Quote from: mitochondrium on December 19, 2025, 01:52:36 PM
Hello,
I am sorry that this accusations of NPD are going on for so long and that you believed her. Like Pook and Rowdy said it is common for pwBPD to accuse others of their problems (projection). When my pwBPD is dysregulated he can say that I have no empaty. But in reality I just have no understamding for his crazy behaviour/demands/accusations when dysregulated. At that time he also sometimes demands from me to get psychiatric treatment including meds and demands that I confess I also have psychiatric problems. He says I always just think of myself, never listen to him, never admit I am wrong etc. when reality is dofferent. I learnt to stand my ground in this and just calmly say that psychologist said I dont have personality problems, I did tests for autism which also showed I do not have it and nicely ask him to stop. It does not bring wonders, but he is kindly reminded he cannot push me indefinetly and slowly stops.He is on meds and they help him not to dysregulate so much any more luckily.

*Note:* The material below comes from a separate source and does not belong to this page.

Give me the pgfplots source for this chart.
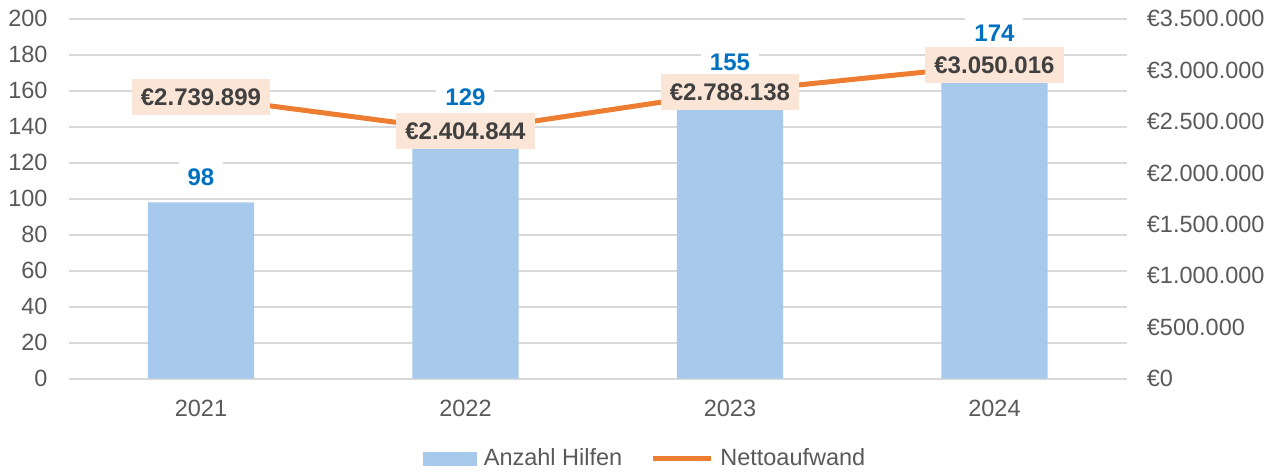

I think it will be easier for you when your therapist tells you an oppinion on your mental health stats. Maybe the friend clinical psychologist could also give you some oppinion. Then you could use this info from professionals to make boundaries against this NPD accusations you are facing. It wont be easy, even more so because it was going on for so long, but I think you will just have to endure through all the drama that will probably come with setting the boundary to keep your sanity…
Good luck!
I could have written this. Yes, we're all narcissistic...I too have zero empathy, only for her though since everyone else I've ever known disagrees. And yeah, it's very hard to wrap your head around their splitting and misinterpretations, no logic will fix this. Mine also demanded I go to therapy alone, and even demanded I bring up the issues she had with me, hoping they'd convince me to give in to her demands...both therapists told me to run away, and quick. We're all selfish too, and God I hated hearing 'I don't feel heard'. I still don't even know what that meant, other than her goal was for me to shut up and just listen to her complaints and agree I'm awful. It's hit and miss in telling your partner you were told you weren't diagnosed. They'll say you spun stories, weren't honest, didn't talk about what YOU do. And for me it was a whole new string of issues in that I didn't care about the relationship enough to try and be better. I wish you the best of luck.